Nikola Tesla, de uitvinder van de wisselstroomgenerator, was geobsedeerd door het getal drie. En hij niet alleen. Onze hele joods-christelijk-islamitische cultuur steunt op het statief van dit, het eerste oneven priemgetal[1]. En die niet alleen. Ook binnen het taoïsme, het hindoeïsme, het boeddhisme en het geloof van de wicca is de drie van belang. Denk aan de trias politica, de heilige drieëenheid en de drie dwaze dagen van de bijenkorf; tel daarbij op het feit dat we vooralsnog in drie dimensies leven en de uitkomst is onontkoombaar: three is the magic number.

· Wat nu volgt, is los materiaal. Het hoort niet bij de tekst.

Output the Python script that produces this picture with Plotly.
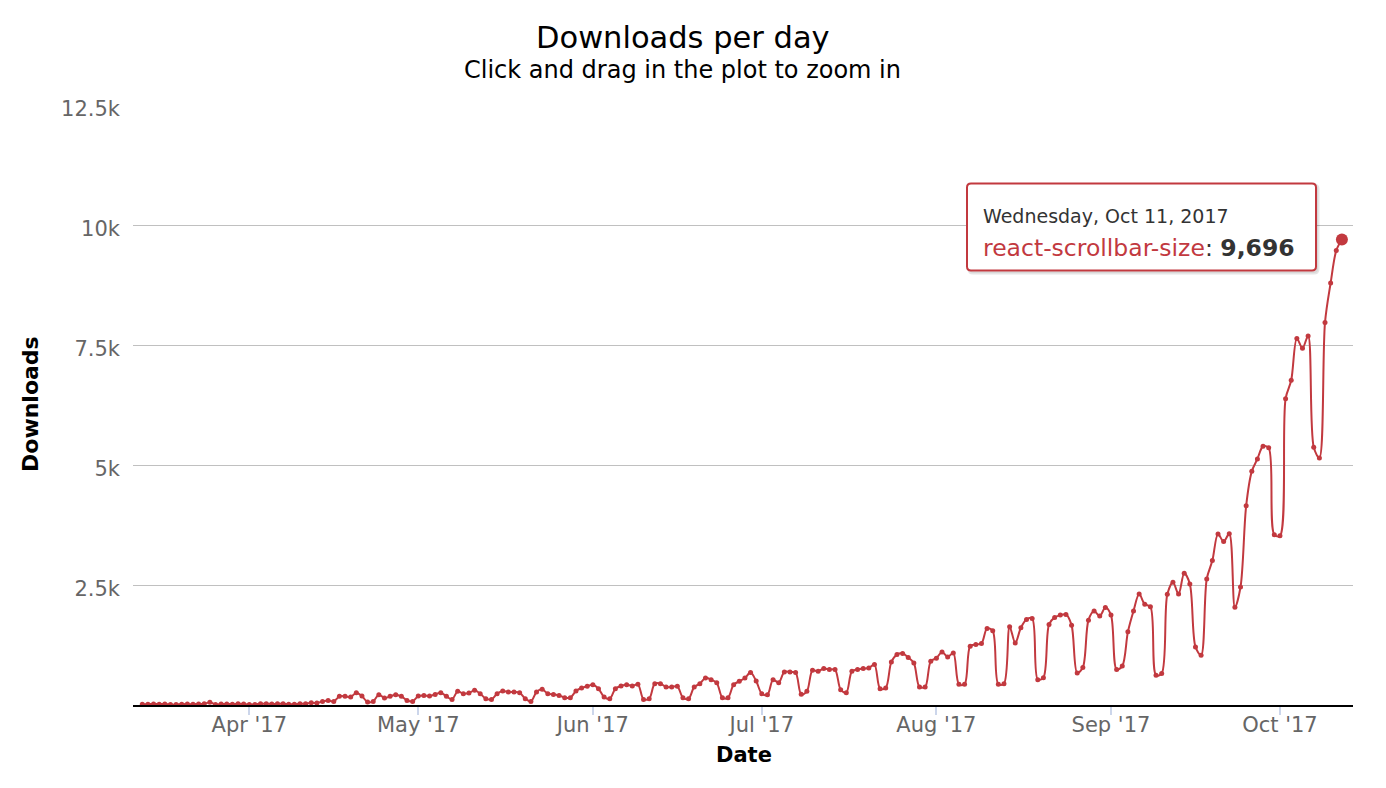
import pandas as pd
import plotly.graph_objects as go

# ---------------- data ----------------
start_date = "2017-03-13"
downloads = [
    15, 18, 20, 17, 22, 10, 8, 18, 20, 16, 22, 25, 55, 12, 20, 22, 18, 25, 20, 10,
    12, 25, 28, 20, 24, 26, 14, 15, 25,
    25, 48, 40, 75, 96, 75,
    180, 180, 165, 257, 186, 61, 75,
    215, 144, 180, 215, 180, 96, 75,
    186, 200, 186, 221, 257, 180, 117,
    284, 236, 250, 305, 236, 131, 117,
    236, 291, 270, 270, 257, 131, 75,
    270, 326, 236, 221, 200, 152, 152,
    291, 354, 389, 424, 340, 165, 131,
    340, 396, 424, 396, 430, 117, 131,
    445, 445, 375, 375, 389, 152, 131,
    375, 445, 565, 528, 462, 152, 152,
    424, 493, 563, 675, 500, 236, 215,
    528, 466, 688, 688, 675, 222, 284,
    723, 702, 759, 738, 738, 320, 257,
    702, 738, 759, 772, 842, 340, 354,
    897, 1051, 1072, 989, 876, 375, 375,
    911, 975, 1106, 1001, 1085, 430, 430,
    1225, 1260, 1281, 1595, 1545, 430, 445,
    1628, 1294, 1608, 1783, 1804, 528, 570,
    1678, 1825, 1873, 1887, 1664, 667, 780,
    1768, 1957, 1852, 2030, 1873, 740, 810,
    1524, 1960, 2312, 2097, 2047, 619, 654,
    2305, 2556, 2312, 2744, 2521, 1210, 1037,
    2625, 3008, 3560, 3405, 3566, 2034, 2460,
    4151, 4868, 5127, 5391, 5357, 3545, 3524,
    6381, 6764, 7636, 7433, 7690, 5370, 5148,
    7970, 8792, 9467, 9696,
]
dates = pd.date_range(start_date, periods=len(downloads), freq="D")

x_tick_vals = ["2017-04-01", "2017-05-01", "2017-06-01", "2017-07-01",
               "2017-08-01", "2017-09-01", "2017-10-01"]
x_tick_text = ["Apr '17", "May '17", "Jun '17", "Jul '17", "Aug '17", "Sep '17", "Oct '17"]
y_tick_vals = [2500, 5000, 7500, 10000, 12500]
y_tick_text = ["2.5k", "5k", "7.5k", "10k", "12.5k"]

series_name = "react-scrollbar-size"
tooltip_date = "Wednesday, Oct 11, 2017"

# ---------------- style ----------------
RED = "#c2393f"
FONT = "DejaVu Sans"
W, H = 1386, 788
ML, MR, MT, MB = 133, 33, 105, 83


def px(x):
    return (x - ML) / (W - ML - MR)


def py(y):
    return (H - MB - y) / (H - MT - MB)


fig = go.Figure()
fig.add_trace(go.Scatter(
    x=dates, y=downloads, mode="lines+markers", name=series_name,
    line=dict(color=RED, width=2, shape="spline", smoothing=0.9),
    marker=dict(color=RED, size=5),
    showlegend=False,
))
fig.add_trace(go.Scatter(
    x=[dates[-1]], y=[downloads[-1]], mode="markers",
    marker=dict(color=RED, size=12), showlegend=False, hoverinfo="skip",
))


def rounded_path(x0, y0, x1, y1, r):
    pts = [
        f"M {px(x0 + r)} {py(y0)}",
        f"L {px(x1 - r)} {py(y0)}",
        f"Q {px(x1)} {py(y0)} {px(x1)} {py(y0 + r)}",
        f"L {px(x1)} {py(y1 - r)}",
        f"Q {px(x1)} {py(y1)} {px(x1 - r)} {py(y1)}",
        f"L {px(x0 + r)} {py(y1)}",
        f"Q {px(x0)} {py(y1)} {px(x0)} {py(y1 - r)}",
        f"L {px(x0)} {py(y0 + r)}",
        f"Q {px(x0)} {py(y0)} {px(x0 + r)} {py(y0)}",
        "Z",
    ]
    return " ".join(pts)


shapes = [
    dict(type="path", xref="paper", yref="paper",
         path=rounded_path(969, 185, 1318, 273, 4),
         line=dict(color="rgba(0,0,0,0.10)", width=3), fillcolor="rgba(0,0,0,0.06)"),
    dict(type="path", xref="paper", yref="paper",
         path=rounded_path(967, 183.5, 1316, 270.5, 4),
         line=dict(color=RED, width=2), fillcolor="white"),
]

annotations = [
    dict(text="Downloads per day", x=px(683), y=py(37), xref="paper", yref="paper",
         showarrow=False, xanchor="center", yanchor="middle",
         font=dict(family=FONT, size=30.5, color="#000")),
    dict(text="Click and drag in the plot to zoom in", x=px(682), y=py(70),
         xref="paper", yref="paper", showarrow=False, xanchor="center", yanchor="middle",
         font=dict(family=FONT, size=24, color="#000")),
    dict(text="Downloads", x=px(30), y=py(404), xref="paper", yref="paper",
         showarrow=False, textangle=-90, xanchor="center", yanchor="middle",
         font=dict(family=FONT, size=22, color="#000", weight="bold")),
    dict(text="Date", x=px(744), y=py(755), xref="paper", yref="paper",
         showarrow=False, xanchor="center", yanchor="middle",
         font=dict(family=FONT, size=21, color="#000", weight="bold")),
    dict(text=tooltip_date, x=px(981), y=py(216), xref="paper", yref="paper",
         showarrow=False, xanchor="left", yanchor="middle",
         font=dict(family=FONT, size=19, color="#333")),
    dict(text=f'<span style="color:{RED}">{series_name}</span>: <b>{downloads[-1]:,}</b>',
         x=px(981), y=py(248), xref="paper", yref="paper",
         showarrow=False, xanchor="left", yanchor="middle",
         font=dict(family=FONT, size=23.5, color="#333")),
]

fig.update_layout(
    width=W, height=H, autosize=False,
    margin=dict(l=ML, r=MR, t=MT, b=MB),
    paper_bgcolor="white", plot_bgcolor="white",
    shapes=shapes, annotations=annotations,
    font=dict(family=FONT),
    xaxis=dict(
        range=["2017-03-11 08:24", "2017-10-13 23:17"],
        tickvals=x_tick_vals, ticktext=x_tick_text,
        showgrid=False, zeroline=False,
        showline=True, linecolor="#000", linewidth=2,
        ticks="outside", ticklen=8, tickwidth=1.5, tickcolor="#ccd6eb",
        ticklabelstandoff=-8,
        tickfont=dict(family=FONT, size=21, color="#666"),
    ),
    yaxis=dict(
        range=[0, 12500],
        tickvals=y_tick_vals, ticktext=y_tick_text,
        showgrid=True, gridcolor="#c0c0c0", gridwidth=1,
        zeroline=False, showline=False, ticks="",
        ticklabelstandoff=12, ticklabelshift=4,
        tickfont=dict(family=FONT, size=21, color="#666"),
    ),
)

fig.write_html("out.html")
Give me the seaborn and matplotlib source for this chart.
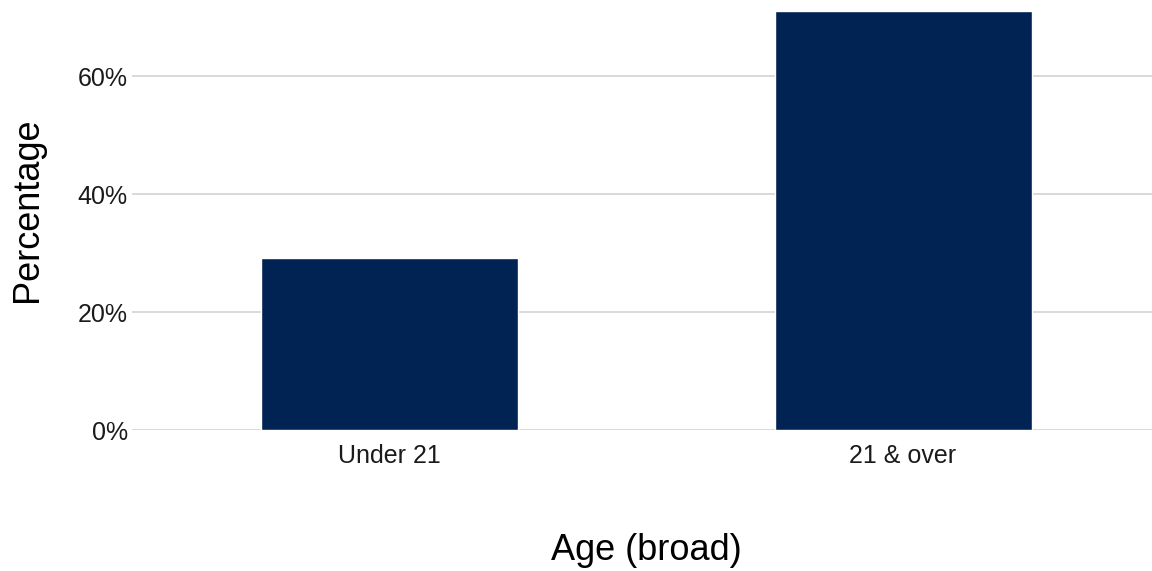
import matplotlib
matplotlib.use("Agg")
import matplotlib.pyplot as plt
import matplotlib.ticker as mticker
import pandas as pd
import seaborn as sns

# Data
AGE_GROUPS = ["Under 21", "21 & over"]
PERCENTAGES = [29.1, 71.1]
Y_TICKS = [0, 20, 40, 60]

BAR_COLOR = "#012353"
GRID_COLOR = "#d9d9d9"

sns.set_theme(style="white")
plt.rcParams['font.family'] = ['Liberation Sans', 'DejaVu Sans']

df = pd.DataFrame({"Age (broad)": AGE_GROUPS, "Percentage": PERCENTAGES})

fig = plt.figure(figsize=(11.52, 5.71), dpi=100)
ax = fig.add_axes([132 / 1152, 1 - 430 / 571, (1160 - 132) / 1152, 420 / 571])

sns.barplot(data=df, x="Age (broad)", y="Percentage", color=BAR_COLOR,
            width=0.5, saturation=1, ax=ax, zorder=3)

ax.set_xlim(-0.5, 1.5)
ax.set_ylim(0, 71.2)
ax.set_yticks(Y_TICKS)
ax.yaxis.set_major_formatter(mticker.FuncFormatter(lambda v, _: f"{v:.0f}%"))
ax.grid(axis="y", color=GRID_COLOR, linewidth=1.4, zorder=0)
ax.grid(axis="x", visible=False)
for spine in ax.spines.values():
    spine.set_visible(False)

ax.tick_params(axis="y", length=0, pad=3, labelsize=18, labelcolor="#1a1a1a")
ax.tick_params(axis="x", length=0, pad=10, labelsize=18, labelcolor="#1a1a1a")
ax.set_xlabel("Age (broad)", fontsize=26, labelpad=47, color="black")
ax.set_ylabel("Percentage", fontsize=26, color="black")
ax.yaxis.set_label_coords(-0.0846, 0.524)

fig.savefig("out.png", dpi=100)
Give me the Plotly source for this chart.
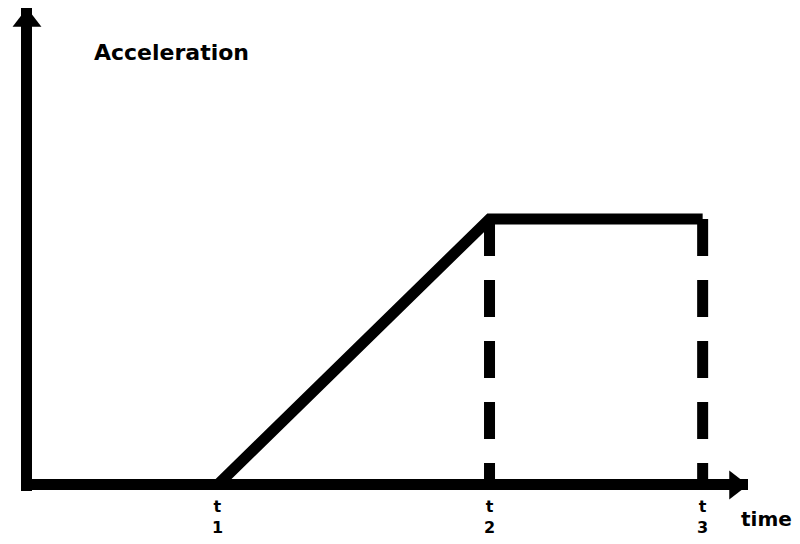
import plotly.graph_objects as go

# time marks (s) and acceleration level
t_marks = [2.1, 5.1, 7.45]
t_labels = ["t<br>1", "t<br>2", "t<br>3"]
accel_max = 1.0

# profile: zero until t1, linear ramp to t2, constant until t3
profile_t = [t_marks[0], t_marks[1], t_marks[2]]
profile_a = [0.0, accel_max, accel_max]

x_range = [-0.055, 7.95]
y_range = [-0.0226, 1.793]

# page body keeps an 8px margin on every side, so size the figure to fit inside
OFF = 8
W, H = 800 - 2 * OFF, 544 - 2 * OFF
m_l, m_r, m_t, m_b = 14, 44, 0, 45
plot_w = W - m_l - m_r
plot_h = H - m_t - m_b
px_x = plot_w / (x_range[1] - x_range[0])
px_y = plot_h / (y_range[1] - y_range[0])

ink = "black"
lw = 11
head = 25  # triangle marker size, tip sits at axis end
bold = dict(family="DejaVu Sans", color=ink, weight="bold")


def paper_x(px):
    return (px - OFF - m_l) / plot_w


def paper_y(py):
    return (H - m_b - (py - OFF)) / plot_h


fig = go.Figure()

# dashed drops at t2 and t3
for t in t_marks[1:]:
    fig.add_trace(go.Scatter(
        x=[t, t], y=[accel_max, 0],
        mode="lines",
        line=dict(color=ink, width=lw, dash="37px,24px"),
        hoverinfo="skip", showlegend=False,
    ))

fig.add_trace(go.Scatter(
    x=profile_t, y=profile_a,
    mode="lines",
    line=dict(color=ink, width=lw),
    hoverinfo="skip", showlegend=False,
))

# arrow heads on both axes
fig.add_trace(go.Scatter(
    x=[0, x_range[1] - head / 2 / px_x],
    y=[y_range[1] - head / 2 / px_y, 0],
    mode="markers",
    marker=dict(symbol=["triangle-up", "triangle-right"], size=head, color=ink),
    cliponaxis=False, hoverinfo="skip", showlegend=False,
))

fig.add_annotation(
    text="Acceleration", xref="paper", yref="paper",
    x=paper_x(92), y=paper_y(52),
    xanchor="left", yanchor="middle", showarrow=False,
    font=dict(size=22, **bold),
)
fig.add_annotation(
    text="time", xref="paper", yref="paper",
    x=paper_x(739), y=paper_y(519),
    xanchor="left", yanchor="middle", showarrow=False,
    font=dict(size=20, **bold),
)

fig.update_xaxes(
    range=x_range, showgrid=False, showline=False,
    zeroline=True, zerolinecolor=ink, zerolinewidth=lw,
    tickvals=t_marks, ticktext=t_labels, ticks="", ticklabelstandoff=4,
    tickfont=dict(size=16, **bold),
)
fig.update_yaxes(
    range=y_range, showgrid=False, showline=False,
    zeroline=True, zerolinecolor=ink, zerolinewidth=lw,
    showticklabels=False, ticks="",
)
fig.update_layout(
    width=W, height=H,
    margin=dict(l=m_l, r=m_r, t=m_t, b=m_b),
    paper_bgcolor="white", plot_bgcolor="white",
    showlegend=False,
)

fig.write_html("out.html")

Het triumviraat Elzinga, Kousbroek & Blankert, de drie musketiers van de Amsterdamse figuratieve schilderkunst, besloot het idee van het cijfer drie als grondslag van het menselijk universum te onderzoeken. Voor hen geen schamele dialoog met doek, publiek of geschilderd object. Nee, zij zochten de trialoog, en wel met elkaar. En wat bleek? Ieders werk tekent zich het scherpst af tegen dat van de twee anderen. Elzinga, zo morsig en wuft, Kousbroek, altijd wuft en clean, en Blankert, clean en toch morsig. Als de gelijke zijden van een driehoek houden zij elkaar in een eeuwige balans. Samen vormen hun schilderijen een eenheid die uitstijgt boven hun individuele werk; één tryptiek van goddelijke proporties die in al zijn cleane wufte morsigheid het onverenigbare verenigt. Kortom, op 19 september hangt het motto van de musketiers aan de wanden van de Anita: één voor allen, allen voor één. En garde!
[1] Zoals iedereen weet is drie tevens het eerste Fermatpriemgetal, het eerste Mersennepriemgetal en natuurlijk ook het tweede Sophie Germainpriemgetal.